European carriers move on biofuels; KLM and Lufthansa lead the way
Europe’s largest consumers of jet fuel have made bold steps towards the use of biofuels with Lufthansa launching the world’s first commercial service using biofuels. The move is a great leap forward in the commercialisation of alternative fuels and will ultimately reduce carbon emissions and introduce long-awaited competition to oil as the sole source of jet fuel.
Lufthansa, KLM, Thomson Airways (TUI Travel) and Finnair are among the first airlines to announce plans to use biofuels on commercial services. KLM operated the world’s first revenue service partially powered by biofuel on 29-Jun-2011, on its Amsterdam-Paris CDG service. A 50-50 mix of traditional kerosene and biofuel, which was derived from used cooking oil, powered the B737NG’s CFM56 engines. The airline stated the flight operated “exactly the same” as regular, kerosene-powered flights. This same raw material will be used in the flights scheduled for Sep-2011, when KLM plans to commence the first of 200 services on the “Paris-Amsterdam Hubway”. KLM’s biofuel was supplied by Dynamic Fuels and distributed to the carrier via SkyNRG, a consortium co-founded by KLM in 2009 with North Sea Group and Spring Associates.
There has been some jostling in Europe between carriers involved in the initiative about which airline would commence using biofuels first. Lufthansa was slated to commence revenue services using a biofuel-kerosene blend in Apr-2011 but was forced to postpone the service while ASTM, an international standards body, approved the use of hydrotreated renewable jet fuel in commercial aircraft. KLM pipped Lufthansa in late Jun-2011 after the Dutch transport ministry approved KLM’s one-off Amsterdam-Paris CDG service using the 50-50 blend. Full ASTM approval for KLM is expected by Sep-2011 for the launch of scheduled services.
Lufthansa makes first scheduled move
On Friday 16-Jul-2011, Lufthansa launched the world’s first airline to use the biofuel-kersene blend for scheduled, revenue service. The German flag will operate Frankfurt-Hamburg services using a new IAE V2500-powered A321 for the next six months.
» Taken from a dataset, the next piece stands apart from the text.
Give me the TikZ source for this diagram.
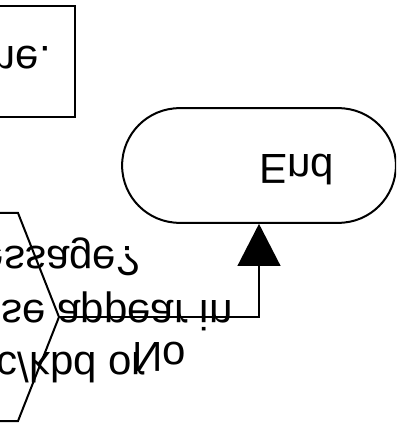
\documentclass[tikz,border=0pt]{standalone}
\usepackage{fontspec}
\setmainfont{Liberation Sans}
\usetikzlibrary{arrows.meta,shapes.misc,positioning}

\tikzset{
  chart/.style={line width=1.5pt, line join=miter},
  flowtext/.style={font=\fontsize{31.5}{38}\selectfont, inner sep=0pt},
  terminal/.style={chart, draw, rounded rectangle, minimum width=212pt, minimum height=86pt},
  flowarrow/.style={chart, -{Triangle[length=31.5pt, width=32pt]}}
}

\begin{document}
\begin{tikzpicture}[x=0.75pt, y=0.75pt, yscale=-1, every node/.append style={transform shape}]
  \useasboundingbox (0,0) rectangle (396,423);
  \clip (0,0) rectangle (396,423);

  % process box, cut at the left
  \draw[chart] (-120,6) rectangle (75,117);
  \node[flowtext, anchor=base east] (boxtext) at (51,47) {me.};

  % decision, cut at the left
  \draw[chart] (-120,213) -- (18,213) -- (59,317) -- (18,421) -- (-120,421);
  \coordinate (decision) at (59,317);
  \node[flowtext, anchor=base east] (ask1) at (140,246) {essage?};
  \node[flowtext, anchor=base east] (ask2) at (233,300) {se appear in};
  \node[flowtext, anchor=base east] (ask3) at (146,352) {c/kbd or};

  % terminal
  \node[terminal] (end) at (259,165.5) {};
  \node[flowtext, anchor=base west] (endtext) at (259,155) {End};

  % no branch
  \draw[flowarrow] (decision) -| (end.north);
  \node[flowtext, anchor=base west] (no) at (132,342) {No};
\end{tikzpicture}
\end{document}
One engine on the aircraft will use a 50% share of biosynthetic kerosene, which Lufthansa’s supplier Neste Oil sourced from feedstocks such as inedible plants and wood chips. Biofuel will thus provide 25% of the aircraft’s power. The six-month trial will provide insight into the commercial, longer-term use of biofuel and biofuel blends and allow Lufthansa to generate measurement data, including comparative fuel performance and fuel consumption.
Lufthansa plans to operate 1200 flights using the fuel blend and avoid 1,500 tonnes of carbon dioxide emissions. The trial is costing Lufthansa EUR6.6 million. "It's the starting point of environmentally friendly flying," said Lufthansa's head of aviation biofuel, Joachim Buse, said on the first service, which the airline estimates will save one ton of carbon dioxide emissions. "It's a clear signal that the aviation industry is taking steps to mitigate against climate change." Mr Buse said that competition issues have proved an obstacle in the certification process and prevented airlines from working more closely together during the research phase. He also said there could be opportunities ahead under the Star Alliance brand.
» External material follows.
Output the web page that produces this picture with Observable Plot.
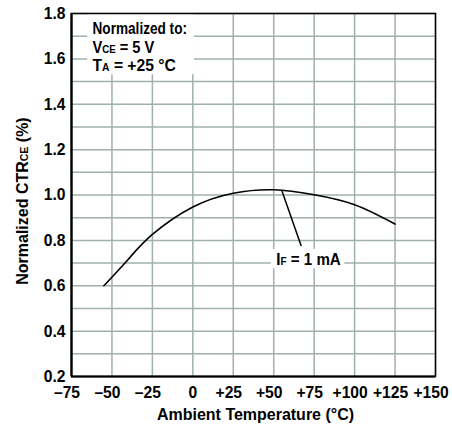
<!DOCTYPE html>
<html><head><meta charset="utf-8">
<script src="https://cdn.jsdelivr.net/npm/d3@7"></script>
<script src="https://cdn.jsdelivr.net/npm/@observablehq/plot@0.6"></script>
<style>
body{margin:0;background:#fff;}
#chart svg{display:block;}
</style></head><body><div id="chart"></div>
<script>
const temperature = [-55, -40, -25, 0, 25, 50, 75, 100, 125];
const ctr = [0.600, 0.716, 0.826, 0.947, 1.008, 1.023, 1.001, 0.957, 0.872];
const xTicks = [-75, -50, -25, 0, 25, 50, 75, 100, 125, 150];
const xTickLabels = ["\u201375", "\u201350", "\u201325", "0", "+25", "+50", "+75", "+100", "+125", "+150"];
const yTicks = [0.2, 0.4, 0.6, 0.8, 1.0, 1.2, 1.4, 1.6, 1.8];
const yGrid = [0.2, 0.3, 0.4, 0.5, 0.6, 0.7, 0.8, 0.9, 1.0, 1.1, 1.2, 1.3, 1.4, 1.5, 1.6, 1.7, 1.8];
const legendLines = ["Normalized to:", "VCE = 5 V", "TA = +25 \u00B0C"];
const legendY = [1.732, 1.648, 1.571];
const curveLabel = "IF = 1 mA";
const xTitle = "Ambient Temperature (\u00B0C)";
const yTitle = "Normalized CTRCE (%)";

const data = temperature.map((t, i) => ({t, v: ctr[i]}));
const FONT = '"Liberation Sans", Arial, sans-serif';
const GRID = "#9fb0ae";
const xLabel = d => xTickLabels[xTicks.indexOf(d)];
const signedTicks = xTicks.filter(d => d !== 0);
const zeroTicks = xTicks.filter(d => d === 0);

const chart = Plot.plot({
  width: 452,
  height: 433,
  marginLeft: 71,
  marginRight: 17,
  marginTop: 13,
  marginBottom: 57,
  style: {fontFamily: FONT, fontSize: "17px", fontWeight: "bold", color: "black", background: "white"},
  x: {domain: [-75, 150]},
  y: {domain: [0.2, 1.8]},
  marks: [
    Plot.ruleX(xTicks, {stroke: GRID, strokeWidth: 1.5, strokeOpacity: 1}),
    Plot.ruleY(yGrid, {stroke: GRID, strokeWidth: 1.5, strokeOpacity: 1}),
    Plot.rect([{x1: -65, x2: 1, y1: 1.53, y2: 1.8}], {x1: "x1", x2: "x2", y1: "y1", y2: "y2", fill: "white"}),
    Plot.rect([{x1: 48.5, x2: 94, y1: 0.675, y2: 0.76}], {x1: "x1", x2: "x2", y1: "y1", y2: "y2", fill: "white"}),
    Plot.frame({stroke: "black", strokeWidth: 1.5}),
    Plot.ruleX([-75], {stroke: "black", strokeWidth: 2.2}),
    Plot.ruleY([0.2], {stroke: "black", strokeWidth: 2.2}),
    Plot.line(data, {x: "t", y: "v", curve: "natural", stroke: "black", strokeWidth: 1.6}),
    Plot.link([{x1: 55, y1: 1.02, x2: 67, y2: 0.775}], {x1: "x1", y1: "y1", x2: "x2", y2: "y2", stroke: "black", strokeWidth: 1.5}),
    Plot.axisX(signedTicks, {tickSize: 0, tickPadding: 9, dx: -4.5, tickFormat: xLabel, label: null, fontSize: 17, fontWeight: "bold"}),
    Plot.axisX(zeroTicks, {tickSize: 0, tickPadding: 9, tickFormat: xLabel, label: null, fontSize: 17, fontWeight: "bold"}),
    Plot.axisY(yTicks, {tickSize: 0, tickPadding: 6, tickFormat: d => d.toFixed(1), label: null, fontSize: 17, fontWeight: "bold"}),
    Plot.text(legendLines, {x: -62, y: (d, i) => legendY[i], text: d => d, textAnchor: "start", fontSize: 17, fontWeight: "bold"}),
    Plot.text([curveLabel], {x: 71.5, y: 0.717, text: d => d, fontSize: 17, fontWeight: "bold"}),
    Plot.text([xTitle], {frameAnchor: "bottom", dx: 2, dy: 43, text: d => d, fontSize: 17, fontWeight: "bold"}),
    Plot.text([yTitle], {frameAnchor: "left", textAnchor: "middle", dx: -49, dy: 6, rotate: -90, text: d => d, fontSize: 17, fontWeight: "bold"})
  ]
});

// small-caps style subscripts
const subs = [["VCE", "V", "CE"], ["TA", "T", "A"], ["IF", "I", "F"], ["CTRCE", "CTR", "CE"]];
chart.querySelectorAll("text").forEach(el => {
  if (el.querySelector("tspan")) return;
  const s = el.textContent;
  for (const [key, main, sub] of subs) {
    const idx = s.indexOf(key);
    if (idx >= 0) {
      const before = s.slice(0, idx) + main;
      const after = s.slice(idx + key.length);
      const sel = d3.select(el);
      sel.text(null);
      sel.append("tspan").text(before);
      sel.append("tspan").attr("font-size", "0.66em").text(sub);
      sel.append("tspan").text(after);
      break;
    }
  }
});
document.getElementById("chart").appendChild(chart);

// condensed look: compress each text along its baseline
chart.querySelectorAll("text").forEach(el => {
  const s = el.textContent;
  let k = 0.92;
  if (s.startsWith("Normalized to")) k = 0.8;
  else if (s.startsWith("VCE")) k = 0.86;
  else if (s.startsWith("TA")) k = 0.92;
  else if (s.startsWith("IF")) k = 0.89;
  else if (s === "Ambient Temperature (\u00B0C)" || s.startsWith("Normalized CTR")) k = 0.94;
  const len = el.getComputedTextLength();
  if (len > 0) {
    el.setAttribute("textLength", (len * k).toFixed(2));
    el.setAttribute("lengthAdjust", "spacingAndGlyphs");
  }
});
</script>
</body></html>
A key step in ongoing research
TUI Travel is another key proponent of biofuel initiatives and its UK-based subsidiary Thomson Airways will use cooking-oil derived biofuels on a passenger service from Birmingham to Palma de Mallorca on 28-Jul-2011. Finnair will launch a service from Amsterdam to its Helsinki base using a biofuel blend in Jul-2011. The sector would be the world’s longest biofuel-powered flight, with both engines to run on a 50:50 blend of biofuel derived from recycled vegetable oil and kerosene. Finnair hopes to operate "at least three" Amsterdam-Helsinki services using the biofuel, and hopes that "the adoption of 'green routes' by airlines will help accelerate the development of sustainable and affordable jet fuels". Firm date have often proved difficult to set as there are ongoing “technical and practical” issues to resolve with suppliers and airports.
Lufthansa’s biofuel launch is a major step forward in the ongoing process of biofuel research. Other carriers spearheading the movements, such as TUI Travel, have said that the major issue preventing the commercialisation of biofuels is its cost. Biofuels can cost five to six times conventional jet fuel, according to TUI CEO Peter Long. He has called for governments to look at ways to encourage investment and build infrastructure to expand the use of biofuel. The German ministry of economy is putting up EUR2.5 million in Lufthansa’s trial as part of a research programme, known as burnFAIR, into the use of environmentally-friend fuel consumption in aviation. TUI, Lufthansa and KLM, Europe’s first users of biofuel, hope the increased interest from airlines in biofuel will encourage more companies to enter the growing market and help make it financially viable.